TASK REQUIREMENTS ▸ Output the first line of the listing and each line after it, up to and including the line that contains "var FONT = 'DejaVu Serif';", exactly as written, minus the pictures.

INFORMATION SUPPLIED ▸
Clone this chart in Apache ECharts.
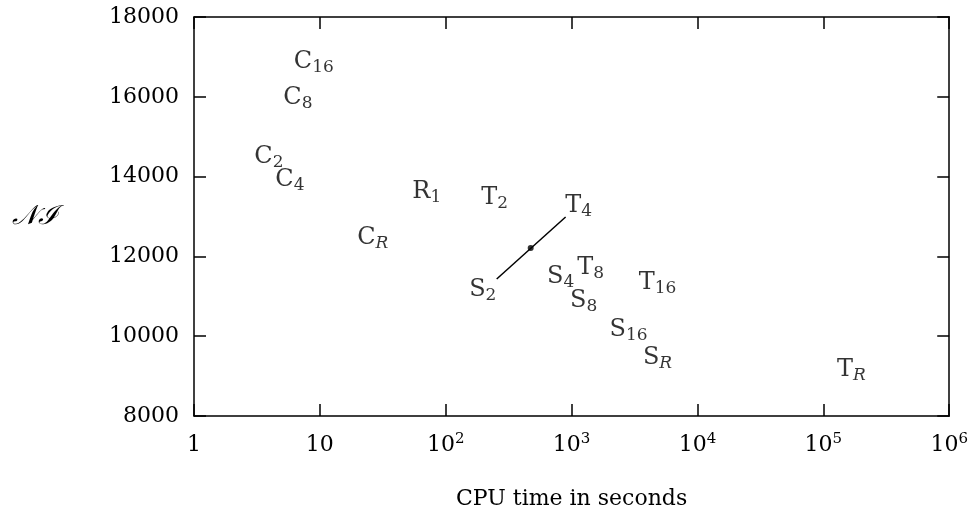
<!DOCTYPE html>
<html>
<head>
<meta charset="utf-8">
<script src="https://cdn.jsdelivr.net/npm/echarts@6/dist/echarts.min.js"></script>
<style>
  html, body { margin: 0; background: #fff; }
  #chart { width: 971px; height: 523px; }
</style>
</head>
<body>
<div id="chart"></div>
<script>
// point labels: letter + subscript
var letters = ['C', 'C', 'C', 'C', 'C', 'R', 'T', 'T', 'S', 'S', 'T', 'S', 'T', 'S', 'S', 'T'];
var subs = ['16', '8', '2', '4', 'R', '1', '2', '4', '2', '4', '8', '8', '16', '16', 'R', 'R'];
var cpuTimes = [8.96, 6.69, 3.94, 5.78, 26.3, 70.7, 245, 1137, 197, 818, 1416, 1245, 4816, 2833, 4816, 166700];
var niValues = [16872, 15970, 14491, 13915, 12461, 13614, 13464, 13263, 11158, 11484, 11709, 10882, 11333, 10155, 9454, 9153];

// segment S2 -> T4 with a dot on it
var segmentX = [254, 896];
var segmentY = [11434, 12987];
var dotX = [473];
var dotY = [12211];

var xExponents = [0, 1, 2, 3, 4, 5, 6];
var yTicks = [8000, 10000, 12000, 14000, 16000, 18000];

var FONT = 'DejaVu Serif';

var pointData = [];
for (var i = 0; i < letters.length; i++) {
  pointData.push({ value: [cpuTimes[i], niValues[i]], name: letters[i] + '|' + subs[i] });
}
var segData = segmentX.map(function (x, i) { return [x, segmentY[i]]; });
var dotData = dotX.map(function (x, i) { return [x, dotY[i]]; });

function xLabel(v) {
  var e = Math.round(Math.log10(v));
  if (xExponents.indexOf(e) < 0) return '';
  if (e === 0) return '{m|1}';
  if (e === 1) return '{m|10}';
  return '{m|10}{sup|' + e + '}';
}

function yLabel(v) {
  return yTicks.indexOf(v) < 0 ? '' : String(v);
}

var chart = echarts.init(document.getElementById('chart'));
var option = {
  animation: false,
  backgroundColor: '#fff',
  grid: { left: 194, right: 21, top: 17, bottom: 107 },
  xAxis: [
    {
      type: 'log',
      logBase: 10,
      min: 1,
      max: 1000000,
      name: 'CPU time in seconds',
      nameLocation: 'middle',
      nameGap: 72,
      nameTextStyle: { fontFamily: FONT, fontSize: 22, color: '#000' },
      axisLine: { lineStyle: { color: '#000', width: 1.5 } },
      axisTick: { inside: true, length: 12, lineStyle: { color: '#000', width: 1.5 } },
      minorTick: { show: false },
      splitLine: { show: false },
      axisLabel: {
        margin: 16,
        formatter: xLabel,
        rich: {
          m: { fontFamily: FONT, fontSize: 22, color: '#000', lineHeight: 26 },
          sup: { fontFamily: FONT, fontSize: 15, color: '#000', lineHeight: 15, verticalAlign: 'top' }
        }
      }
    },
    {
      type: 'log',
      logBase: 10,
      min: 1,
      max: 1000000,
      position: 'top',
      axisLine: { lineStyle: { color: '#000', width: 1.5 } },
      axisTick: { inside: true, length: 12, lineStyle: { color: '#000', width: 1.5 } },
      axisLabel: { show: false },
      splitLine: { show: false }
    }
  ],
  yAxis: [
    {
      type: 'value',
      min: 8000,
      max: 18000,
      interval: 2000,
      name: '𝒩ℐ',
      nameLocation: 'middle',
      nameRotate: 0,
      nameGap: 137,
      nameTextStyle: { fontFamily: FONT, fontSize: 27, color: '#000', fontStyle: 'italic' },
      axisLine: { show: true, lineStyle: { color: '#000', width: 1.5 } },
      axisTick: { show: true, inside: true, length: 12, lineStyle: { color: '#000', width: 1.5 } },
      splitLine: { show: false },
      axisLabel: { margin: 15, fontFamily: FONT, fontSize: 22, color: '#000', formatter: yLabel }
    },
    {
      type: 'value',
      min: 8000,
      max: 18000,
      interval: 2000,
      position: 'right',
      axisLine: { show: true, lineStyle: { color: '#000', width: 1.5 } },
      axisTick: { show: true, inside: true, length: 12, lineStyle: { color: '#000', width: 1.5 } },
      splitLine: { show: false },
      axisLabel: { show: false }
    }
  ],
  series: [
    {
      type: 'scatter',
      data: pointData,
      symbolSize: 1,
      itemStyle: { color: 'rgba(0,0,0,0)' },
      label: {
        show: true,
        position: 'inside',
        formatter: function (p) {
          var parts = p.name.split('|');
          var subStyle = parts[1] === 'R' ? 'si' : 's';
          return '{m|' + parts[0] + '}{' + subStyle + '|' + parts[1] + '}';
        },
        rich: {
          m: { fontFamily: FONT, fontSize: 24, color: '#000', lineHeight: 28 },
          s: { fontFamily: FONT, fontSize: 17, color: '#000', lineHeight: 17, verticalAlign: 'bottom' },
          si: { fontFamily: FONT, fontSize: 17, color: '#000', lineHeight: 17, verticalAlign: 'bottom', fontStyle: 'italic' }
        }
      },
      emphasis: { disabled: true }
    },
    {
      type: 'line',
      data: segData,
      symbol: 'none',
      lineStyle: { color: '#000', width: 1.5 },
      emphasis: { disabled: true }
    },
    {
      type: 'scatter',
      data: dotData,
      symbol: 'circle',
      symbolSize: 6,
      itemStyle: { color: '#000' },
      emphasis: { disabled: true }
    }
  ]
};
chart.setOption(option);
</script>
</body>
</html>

CORRECT RESPONSE ▸
Clone this chart in Apache ECharts.
<!DOCTYPE html>
<html>
<head>
<meta charset="utf-8">
<script src="https://cdn.jsdelivr.net/npm/echarts@6/dist/echarts.min.js"></script>
<style>
  html, body { margin: 0; background: #fff; }
  #chart { width: 971px; height: 523px; }
</style>
</head>
<body>
<div id="chart"></div>
<script>
// point labels: letter + subscript
var letters = ['C', 'C', 'C', 'C', 'C', 'R', 'T', 'T', 'S', 'S', 'T', 'S', 'T', 'S', 'S', 'T'];
var subs = ['16', '8', '2', '4', 'R', '1', '2', '4', '2', '4', '8', '8', '16', '16', 'R', 'R'];
var cpuTimes = [8.96, 6.69, 3.94, 5.78, 26.3, 70.7, 245, 1137, 197, 818, 1416, 1245, 4816, 2833, 4816, 166700];
var niValues = [16872, 15970, 14491, 13915, 12461, 13614, 13464, 13263, 11158, 11484, 11709, 10882, 11333, 10155, 9454, 9153];

// segment S2 -> T4 with a dot on it
var segmentX = [254, 896];
var segmentY = [11434, 12987];
var dotX = [473];
var dotY = [12211];

var xExponents = [0, 1, 2, 3, 4, 5, 6];
var yTicks = [8000, 10000, 12000, 14000, 16000, 18000];

var FONT = 'DejaVu Serif';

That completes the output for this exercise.